At first this sounded ridiculous to me… then I slowly changed to think it was ridiculous to not aim to be the best in the world at what you do professionally.
*note: this isn’t necessarily how everyone wants to spend their life and I think that is totally fine. I only want to aim to be the best during my work hours, olympic athletes don’t train 7 days a week, so high performance needs no performance? I’ve written about Relax Mode vs Work Mode, I think I’m better at work mode than relax mode :(.
Anecdote: I remember when I started at a fund manager at 25 years old, my boss was 47 and knew more about basically everything. If I recall correctly he called himself a ‘post marxist neo keynesian’ and said that I ‘didn’t know much about post modern critical thought’. The truth was a lot worse than this, I didn’t know what marxism was, what keynesianism was, or postmodernism. It was classic Dunning Kruger, I didn’t know enough to know how little I knew. He was so far ahead of me in terms of knowledge acquisition and mental acumen that I had no idea how far ahead he was.
In hindsight, talking to him about the world was like being a ‘one legged man in an ass kicking contest’. I literally didn’t even have the tools to step to the plate.
IMO the way I talk about education academic research and pedagogy is unrecognisable from even 18 months ago. Eg 18 months ago Duncan wouldn’t understand the conversations Today Duncan has about pedagogy. This is kind of like 25 year old Duncan having no idea about postmodernism.
Jingle: some people want to be an olympian, I want to be a mental decathlete.
1. Problem solving ability = 2. Generic problem solving ability * 3. Broad useful Knowledge * 4. Problem space knowledge (blog on a previous generation of this equation here)
2. Generic problem solving / innovation skills
See below for a more extensive list.
I think ‘generic innovation skills’ are the tools with which you can go from L0=>L10 in a new area. I know this is mixing terminology a bit, but I think you want to get to L100 in ‘generic innovation skills’ as, again, they are the way to get from L0=>L10 in a new area.
3. Broad useful knowledge
I have found knowing something about politics is super important, knowing something about economics, about sociology, about as many different types of people as possible, mental health, management, emotional intelligence, etc etc.

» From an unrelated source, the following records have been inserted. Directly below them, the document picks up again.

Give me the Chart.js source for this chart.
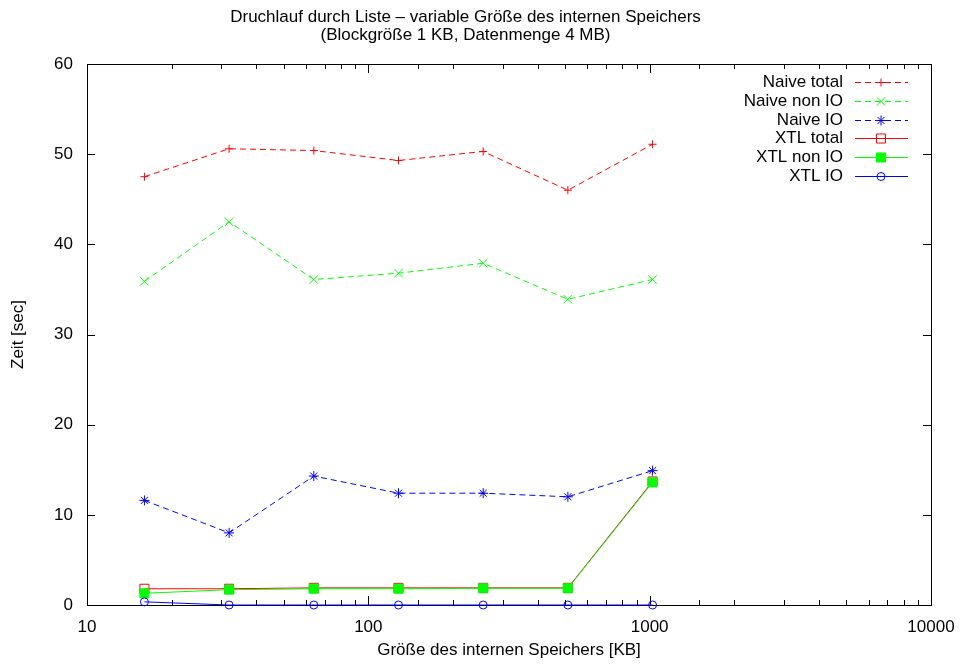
<!DOCTYPE html>
<html>
<head>
<meta charset="utf-8">
<script src="https://cdn.jsdelivr.net/npm/chart.js@4/dist/chart.umd.min.js"></script>
<style>
  html, body { margin: 0; padding: 0; background: #fff; }
</style>
</head>
<body>
<canvas id="chart" width="962" height="666"></canvas>
<script>
// Werte
const sizes = [16, 32, 64, 128, 256, 512, 1024];
const naiveTotal = [47.5, 50.6, 50.4, 49.3, 50.3, 46.0, 51.1];
const naiveNonIO = [35.9, 42.5, 36.1, 36.8, 37.9, 33.9, 36.1];
const naiveIO = [11.6, 8.0, 14.3, 12.4, 12.4, 12.0, 14.9];
const xtlTotal = [1.8, 1.8, 1.9, 1.9, 1.9, 1.9, 13.7];
const xtlNonIO = [1.3, 1.7, 1.8, 1.8, 1.85, 1.85, 13.6];
const xtlIO = [0.35, 0, 0, 0, 0, 0, 0];
const yTicks = [0, 10, 20, 30, 40, 50, 60];

const FONT = '"Liberation Sans", Arial, Helvetica, sans-serif';
Chart.defaults.font.family = FONT;
Chart.defaults.font.size = 17;
Chart.defaults.color = '#000';

const pts = vals => vals.map((v, i) => ({ x: sizes[i], y: v }));

const series = [
  { label: 'Naive total', data: naiveTotal, color: '#ff0000', dash: [6, 4], style: 'cross', r: 4, fill: false },
  { label: 'Naive non IO', data: naiveNonIO, color: '#00ff00', dash: [6, 4], style: 'crossRot', r: 6, fill: false },
  { label: 'Naive IO', data: naiveIO, color: '#0000ff', dash: [6, 4], style: 'star', r: 5, fill: false },
  { label: 'XTL total', data: xtlTotal, color: '#ff0000', dash: [], style: 'rect', r: 6.4, fill: false },
  { label: 'XTL non IO', data: xtlNonIO, color: '#00ff00', dash: [], style: 'rect', r: 6.4, fill: true },
  { label: 'XTL IO', data: xtlIO, color: '#0000ff', dash: [], style: 'circle', r: 4, fill: false }
];

// Rahmen und Teilstriche im gnuplot-Stil (nach innen)
const framePlugin = {
  id: 'frame',
  beforeDatasetsDraw(chart) {
    const { ctx, chartArea: a, scales } = chart;
    ctx.save();
    ctx.strokeStyle = '#000';
    ctx.lineWidth = 1;
    ctx.beginPath();
    scales.y.ticks.forEach(t => {
      const py = Math.round(scales.y.getPixelForValue(t.value)) + 0.5;
      ctx.moveTo(a.left, py); ctx.lineTo(a.left + 8, py);
      ctx.moveTo(a.right, py); ctx.lineTo(a.right - 8, py);
    });
    scales.x.ticks.forEach(t => {
      const px = Math.round(scales.x.getPixelForValue(t.value)) + 0.5;
      const len = t.major ? 9 : 5;
      ctx.moveTo(px, a.bottom); ctx.lineTo(px, a.bottom - len);
      ctx.moveTo(px, a.top); ctx.lineTo(px, a.top + len);
    });
    ctx.stroke();
    ctx.strokeRect(Math.round(a.left) + 0.5, Math.round(a.top) + 0.5,
      Math.round(a.right - a.left), Math.round(a.bottom - a.top));
    ctx.restore();
  }
};

// Legende oben rechts im Diagramm
const legendPlugin = {
  id: 'gpLegend',
  afterDatasetsDraw(chart) {
    const { ctx, chartArea: a } = chart;
    ctx.save();
    ctx.font = '17px ' + FONT;
    ctx.textAlign = 'right';
    ctx.textBaseline = 'middle';
    series.forEach((s, i) => {
      const y = Math.round(a.top + 18 + i * 18.8) + 0.5;
      ctx.fillStyle = '#000';
      ctx.fillText(s.label, a.right - 88, y);
      ctx.strokeStyle = s.color;
      ctx.lineWidth = 1;
      ctx.setLineDash(s.dash);
      ctx.beginPath();
      ctx.moveTo(a.right - 76, y);
      ctx.lineTo(a.right - 23, y);
      ctx.stroke();
      ctx.setLineDash([]);
      ctx.fillStyle = s.fill ? s.color : 'rgba(0,0,0,0)';
      Chart.helpers.drawPoint(ctx, { pointStyle: s.style, radius: s.r, borderWidth: 1, rotation: 0 },
        a.right - 50, y);
    });
    ctx.restore();
  }
};

new Chart(document.getElementById('chart'), {
  type: 'line',
  data: {
    datasets: series.map((s, i) => ({
      label: s.label,
      data: pts(s.data),
      borderColor: s.color,
      backgroundColor: s.color,
      borderWidth: 1,
      borderDash: s.dash,
      pointStyle: s.style,
      pointRadius: s.r,
      pointBorderWidth: 1,
      pointBorderColor: s.color,
      pointBackgroundColor: s.fill ? s.color : 'rgba(0,0,0,0)',
      tension: 0,
      fill: false,
      clip: false,
      order: 10 - i
    }))
  },
  plugins: [framePlugin, legendPlugin],
  options: {
    responsive: false,
    animation: false,
    devicePixelRatio: 1,
    layout: { padding: { left: 0, right: 31, top: 0, bottom: 0 } },
    plugins: {
      legend: { display: false },
      tooltip: { enabled: false },
      title: {
        display: true,
        text: ['Druchlauf durch Liste – variable Größe des internen Speichers',
               '(Blockgröße 1 KB, Datenmenge 4 MB)'],
        font: { size: 17, weight: 'normal', lineHeight: '18px' },
        color: '#000',
        padding: { top: 8, bottom: 20 }
      }
    },
    scales: {
      x: {
        type: 'logarithmic',
        min: 10,
        max: 10000,
        grid: { display: false, drawTicks: false },
        border: { display: false },
        ticks: {
          autoSkip: false,
          maxRotation: 0,
          padding: 12,
          callback: v => ([10, 100, 1000, 10000].includes(v) ? String(v) : '')
        },
        title: {
          display: true,
          text: 'Größe des internen Speichers [KB]',
          padding: { top: 0, bottom: 5 }
        },
        afterFit: s => { s.height = 61; s.paddingLeft = 0; s.paddingRight = 0; }
      },
      y: {
        min: 0,
        max: 60,
        grid: { display: false, drawTicks: false },
        border: { display: false },
        afterBuildTicks: s => { s.ticks = yTicks.map(v => ({ value: v })); },
        ticks: { padding: 14 },
        title: {
          display: true,
          text: 'Zeit [sec]',
          padding: { top: 8, bottom: 0 }
        },
        afterFit: s => { s.width = 87; }
      }
    }
  }
});
</script>
</body>
</html>
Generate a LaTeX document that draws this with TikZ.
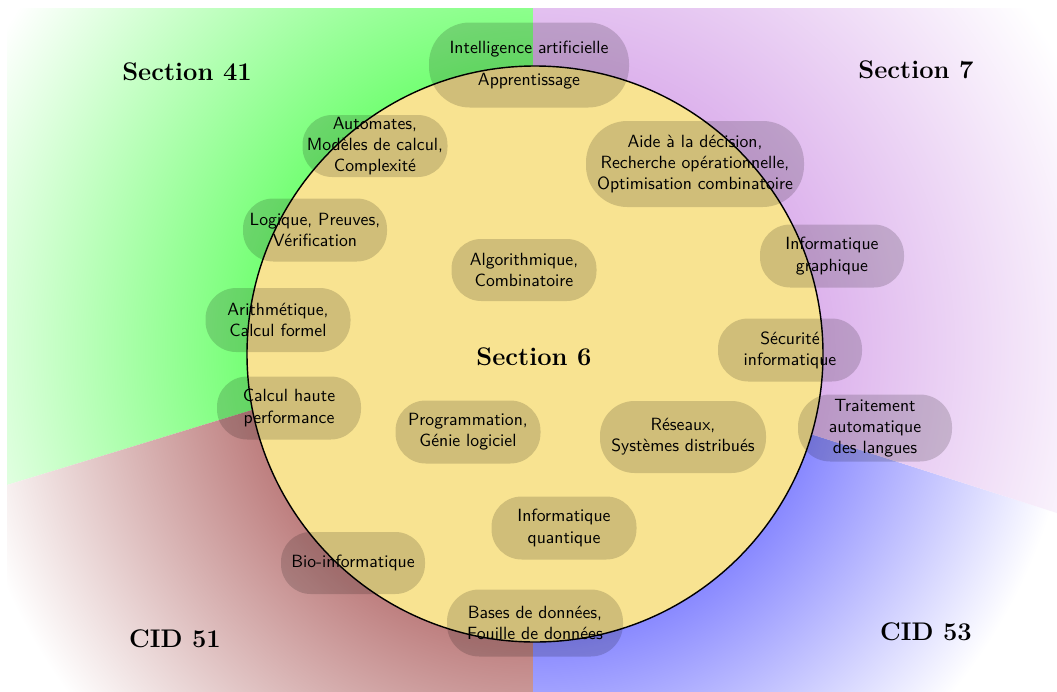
\documentclass[tikz,border=0pt]{standalone}
\usepackage{fontspec}
\def\pxu{0.5652pt}
\definecolor{circfill}{RGB}{248,227,145}
\definecolor{sgreen}{RGB}{0,255,0}
\definecolor{spurple}{RGB}{190,110,220}
\definecolor{sred}{RGB}{125,0,0}
\definecolor{sblue}{RGB}{0,0,255}
\tikzset{
  blob/.style n args={2}{fill=black, fill opacity=0.16, text opacity=1,
    font=\sffamily, align=center, inner sep=0pt,
    minimum width=#1*\pxu, minimum height=#2*\pxu,
    rounded corners=0.48*#2*\pxu},
  sectlabel/.style={font=\Large\bfseries, inner sep=0pt},
  bigcircle/.style={circle, draw=black, line width=0.8pt, fill=circfill, inner sep=0pt}
}
\begin{document}
\begin{tikzpicture}[x=\pxu, y=-\pxu]
\useasboundingbox (0,0) rectangle (1057,692);
\fill[white] (0,0) rectangle (1057,692);
% sectors
\begin{scope}
\clip (533,8) -- (533,324) -- (7,485) -- (7,8) -- cycle;
\shade[inner color=sgreen, outer color=white] (535,350) circle (620);
\end{scope}
\begin{scope}
\clip (7,485) -- (533,324) -- (533,692) -- (7,692) -- cycle;
\shade[inner color=sred, outer color=white] (535,350) circle (580);
\end{scope}
\begin{scope}
\clip (533,345) -- (1057,513) -- (1057,692) -- (533,692) -- cycle;
\shade[inner color=sblue, outer color=white] (535,350) circle (540);
\end{scope}
\begin{scope}
\clip (533,8) -- (533,345) -- (1057,513) -- (1057,8) -- cycle;
\shade[inner color=spurple, outer color=white] (535,350) circle (600);
\end{scope}
% central circle
\node[bigcircle, minimum size=576*\pxu] (c6) at (535,354) {};
% topic blobs
\node[blob={200}{85}] (ia) at (529,65) {Intelligence artificielle\\[6.5pt]Apprentissage};
\node[blob={145}{62}] (auto) at (375,146) {Automates,\\Modèles de calcul,\\Complexité};
\node[blob={144}{63}] (logi) at (315,230) {Logique, Preuves,\\Vérification};
\node[blob={145}{64}] (arit) at (278,320) {Arithmétique,\\Calcul formel};
\node[blob={144}{63}] (chp) at (289,408) {Calcul haute\\performance};
\node[blob={144}{62}] (bio) at (353,563) {Bio-informatique};
\node[blob={145}{62}] (algo) at (524,270) {Algorithmique,\\Combinatoire};
\node[blob={218}{86}] (aide) at (695,164) {Aide à la décision,\\Recherche opérationnelle,\\Optimisation combinatoire};
\node[blob={144}{63}] (graph) at (832,256) {Informatique\\graphique};
\node[blob={144}{63}] (secu) at (790,350) {Sécurité\\informatique};
\node[blob={166}{72}] (rese) at (683,437) {Réseaux,\\Systèmes distribués};
\node[blob={145}{63}] (prog) at (468,432) {Programmation,\\Génie logiciel};
\node[blob={145}{63}] (quan) at (564,528) {Informatique\\quantique};
\node[blob={176}{67}] (bdd) at (535,623) {Bases de données,\\Fouille de données};
\node[blob={154}{67}] (tal) at (875,428) {Traitement\\automatique\\des langues};
% section labels
\node[sectlabel] (s41) at (187,72) {Section 41};
\node[sectlabel] (s7) at (916,70) {Section 7};
\node[sectlabel] (c51) at (175,639) {CID 51};
\node[sectlabel] (c53) at (926,632) {CID 53};
\node[sectlabel] (s6) at (534,357) {Section 6};
\end{tikzpicture}
\end{document}
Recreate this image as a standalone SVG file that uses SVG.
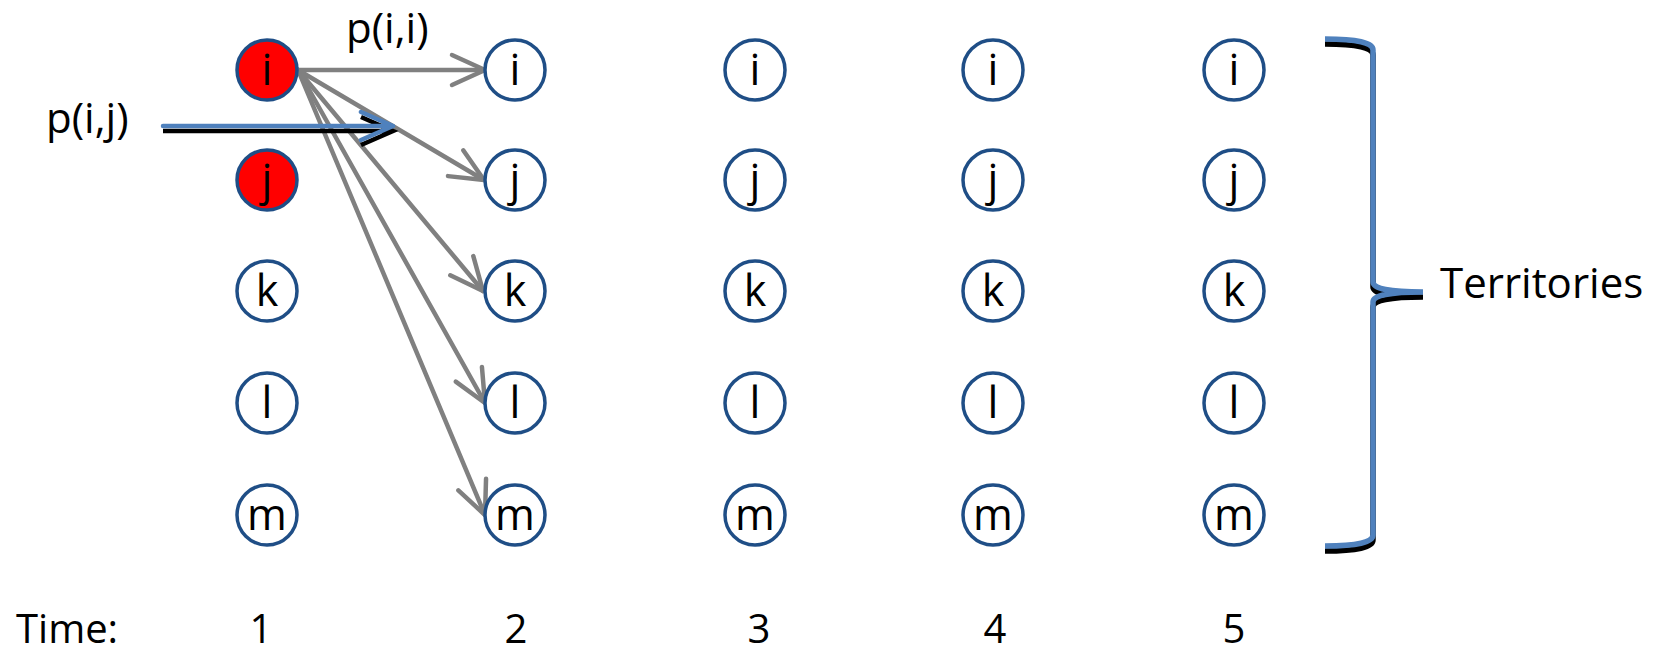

Basically getting to ~L1-L5 knowledge in as many fields as possible can have mega 2nd order positive impacts for me. It’s also much fun!
I wrote a blog with some thoughts on how I try to read: Diverse Reading vs Undiverse Reading AKA Building Knowledge vs Digesting Facts.
4. Problem space knowledge = industry specific knowledge
While I think it’s good to be at L1-L5 knowledge in as many fields as possible I do think there are some fields where you want to be L100. For instance, Edrolo a company I co-founded is in the education space, I want to know more about education academic research than anyone else and I want to go to more schools and observe more classrooms than anyone else ever. I want to be the best in the world at this.
Decathlete was just after the olympic sport, not a specific go at 10 being the right number skills or areas to be good in. Below is a list of ‘generic innovation skills’ I put together, not necessarily some definitive list. I’d back all of these skills as super important for problem solving / innovating… but that doesn’t mean they are the most important ones or the only ones I think... one needs. One needs lots.
Generic innovation skills list:
Sequential screening (mapping process from start to finish)
Finding multiple complementary lenses to also MECE through (eg bigger problems likely should have multiple lenses)
Making equations, another blog on making equations (aka thinking strategically)
Crunching equations that represent the real world inside of spreadsheets. IMO you can convert anything into an equation and crunch it in a spreadsheet, it’s obviously an abbreviation of sorts but it’s normally very enlightening.
Making user personas and getting to understand each persona and why they act the way they do better than the actual people in the persona grouping. I try to understand the people we are trying to help better than they understand themselves!
Synthesis => writing ability. A blog on this, another blog on this, another blog blogging… and another. Yeah, I think your ability to ‘write’ is the best indication of your ability to think / synthesize, innovate.
No Hacks: “There is no easy way. There is only hard work, late nights, early mornings, practice, rehearsal, repetition, study, sweat, blood, toil, frustration, and discipline.” – Jocko Willink
I’m unsure of how to jump levels. I am aware of how to systematically upgrade, you just do the work!
Reading, thinking, talking, writing and building.
IMO no one is born ‘the best in the world at anything mental’. IMO what the best do isn’t hard, it’s the outcome of hard work.
If you don’t work, nothing will.
If you are wondering, I read the equivalent of one book's worth of information before 8am every day. I wrote about 500,000 words in 2020… and people say I can talk under water!
Aiming to be the best, the only acceptable goal? For some, I hope so.
For myself, doing the work to try to level up to be the best = lots and lots and LOTS of fun!